Recep, Şaban derken şükürler olsun ki, on bir ayın sultanı olarak bilinen mübarek Ramazan ayına sadece 18 gün kaldı.
    28 Haziran’da oruca başlamış olacağız.
    Nasip olur ise, 27 Haziran’da ilk teravih kılınacak ve ilk sahura kalkılacak.
    Ve bu hafta sonunda yani Perşembe’yi Cuma’ya bağladığımız gece de nasip olur ise Ramazan’ın iyice habercisi olan Berat kandilini kutlamış olacağız.
     Cenab-ı Allah şimdiden tutacağınız, tutacağımız orucumuz ve yine yapacağımız tüm ibadet ile hayır ve hasenatlarımızı kabul eylesin. (AMİN)
      On bir ayın sultanı Mübarek Ramazan ayına 18 gün kaldı.
      Bu şüphesiz sevindirici bir gelişme…
      Ama yaklaşan Mübarek Ramazan ile içinde bulunduğumuz kente yani Peygamberler kentine hiç de yakışmayan olayları son zamanlarda kentimizde daha fazla yaşamaya başladık.
      Neler mi?
      BİR: Tefecilik
      İKİ: Hırsızlık
      ÜÇ: Fuhuş
      DÖRT: Kavga, gürültü ve patırtı
      BEŞ: her köşe başını işgal etmiş olan Tinerciler
      … Ve olumsuzluklar adına daha neler?

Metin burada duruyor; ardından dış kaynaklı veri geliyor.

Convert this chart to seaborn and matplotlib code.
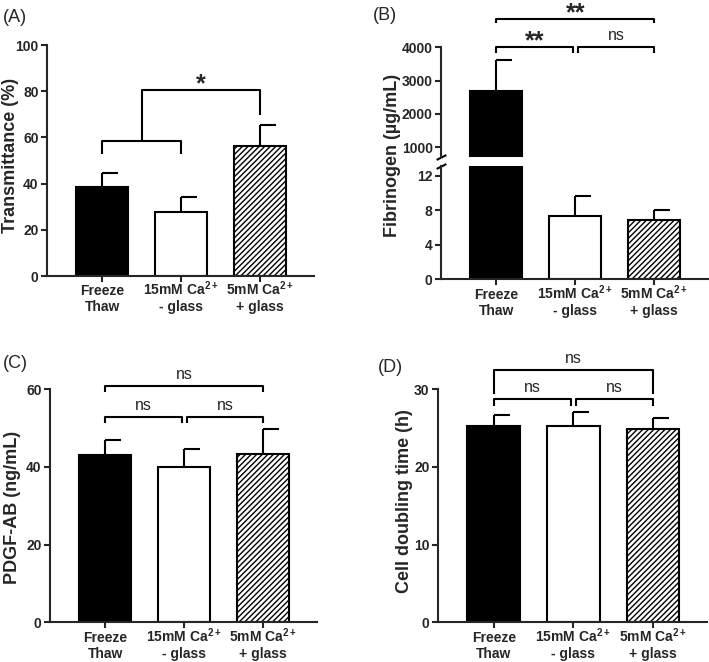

Neler?
      Allah aşkına kent olarak ne oluyor bize?
      Daha düne kadar bu kent, hırsızlık, fuhuş, kavga gibi çeşitli huzursuzlukların yaşanmadığı kent iken şimdi bunlar neden olmakta? Yaşanmakta?
      Bizi, birbirimize düşüren nedir?
      Birbirimize karşı bu denli öfke neden?
      Neden birbirimiz anlayış ile hoşgörü ile karşılamıyoruz?
      Neden birbirimiz ile kavga etmek yerine birbirimizi sevmeyi tercih etmiyoruz?
      Neden?
      Neden?
      Neden?
      Mübarek Ramazan ayına şunun şurasında sadece 18 gün kaldı.
      Yaklaşan bu mübarek ay hürmetine ne olur içimizdeki kini, düşmanlığı, kırgınlığı bir kenara atalım… İçimizden yükselen harama olan yaklaşımdan kendimizi uzak tutalım.
       Ne olur bunu Cenab-ı Allah rızası adına yapalım…
       Hiç olmaz ise en azından deneyelim!